At 20:37 7/09/2003 -0700, Justin Mason wrote:

trey valenta writes:
> On Fri, Sep 05, 2003 at 04:56:45PM +0200, Jochen Tuchbreiter wrote:
> > Did any of you analyze (profile) where most of the CPU in spamassassin
> > is spent?
>
> I ran "spamassassin --lint" through Perl's profiler back in July. I know
> this isn't the same as checking mail for spam/ham ...

BTW I would suggest instead profiling spamd -- "--lint" is not the
case you want to optimize for ;)

Speaking of profiling, is there anything in the works in the future for some kind of built in profiling system ?


What I'm thinking of here, is something that can be turned on (in user prefs and system prefs) that adds a new header something like X-Spam-Performance, that lists at least (or hopefully :)

Total wallclock time
Total system time
Regex processing time
Bayes processing time (scoring a message, not learning)
Bayes learning time (autolearn)
DNS RBL times (wallclock time)
Seperate Razor/DCC/Pyzor wallclock times.
Also perhaps, which RBL checks timed out (if any) and whether Razor/DCC/Pyzor timed out.

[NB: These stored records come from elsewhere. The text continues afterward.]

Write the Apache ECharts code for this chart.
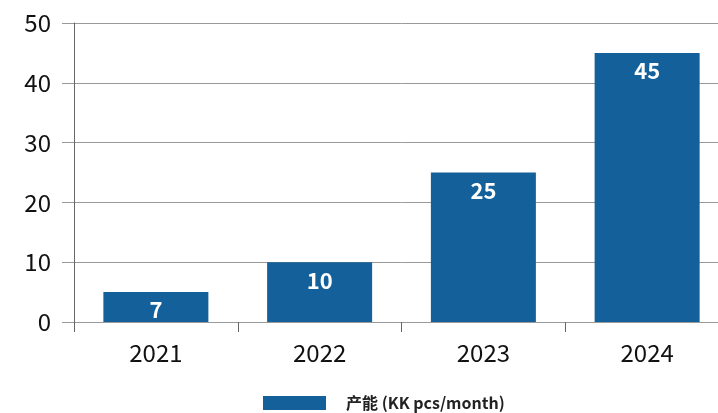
<!DOCTYPE html>
<html>
<head>
<meta charset="utf-8">
<script src="https://cdn.jsdelivr.net/npm/echarts@6/dist/echarts.min.js"></script>
<style>
  html, body { margin: 0; padding: 0; background: #fff; overflow: hidden; }
  #main { width: 729px; height: 413px; }
</style>
</head>
<body>
<div id="main"></div>
<script>
// 数据
var years = ['2021', '2022', '2023', '2024'];
var capacity = [5, 10, 25, 45];
var capacityLabels = ['7', '10', '25', '45'];
var seriesName = '产能 (KK pcs/month)';

var FONT = '"Noto Sans CJK JP", "Noto Sans", sans-serif';

// 图表比窗口略宽，右边缘被裁掉
var chart = echarts.init(document.getElementById('main'));
var option = {
    animation: false,
    textStyle: { fontFamily: FONT },
    grid: {
        left: 74,
        top: 23,
        right: 0,
        bottom: 91
    },
    legend: {
        data: [seriesName],
        left: 258,
        top: 390,
        itemWidth: 63,
        itemHeight: 14,
        itemGap: 20,
        icon: 'rect',
        textStyle: { fontSize: 16, fontWeight: 'bold', color: '#222', fontFamily: FONT, padding: [0, 0, 0, 15] }
    },
    xAxis: {
        type: 'category',
        data: years,
        axisLine: { lineStyle: { color: '#999', width: 1 } },
        axisTick: { show: true, length: 10, lineStyle: { color: '#666' } },
        axisLabel: { fontSize: 24, color: '#111', margin: 19, fontFamily: FONT }
    },
    yAxis: {
        type: 'value',
        min: 0,
        max: 50,
        interval: 10,
        axisLine: { show: true, lineStyle: { color: '#666', width: 1 } },
        axisTick: { show: true, length: 12, lineStyle: { color: '#999' } },
        axisLabel: { fontSize: 24, color: '#111', margin: 23, fontFamily: FONT },
        splitLine: { lineStyle: { color: '#999', width: 1 } }
    },
    series: [{
        name: seriesName,
        type: 'bar',
        data: capacity,
        barWidth: 105,
        itemStyle: { color: '#13609A' },
        label: {
            show: true,
            position: 'insideTop',
            distance: 7,
            color: '#fff',
            fontSize: 22,
            fontWeight: 'bold',
            fontFamily: FONT,
            formatter: function (p) { return capacityLabels[p.dataIndex]; }
        }
    }]
};
chart.setOption(option);
</script>
</body>
</html>
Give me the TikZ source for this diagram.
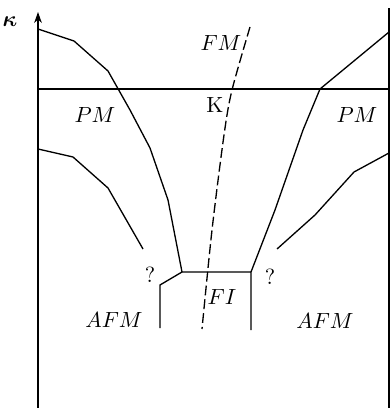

I wonder how doable that is in the 2.6x series or is that a 2.70 thing ? (If at all)

At the moment the first two items can be gleaned from manual timing of spamassassin and spamc, but none of the others easily can, and also in environments like spamass-milter or amavisd etc the performance of spamc or spamassassin are somewhat erroneous anyway.

Essentially this would be off-by-default extra information/debugging information.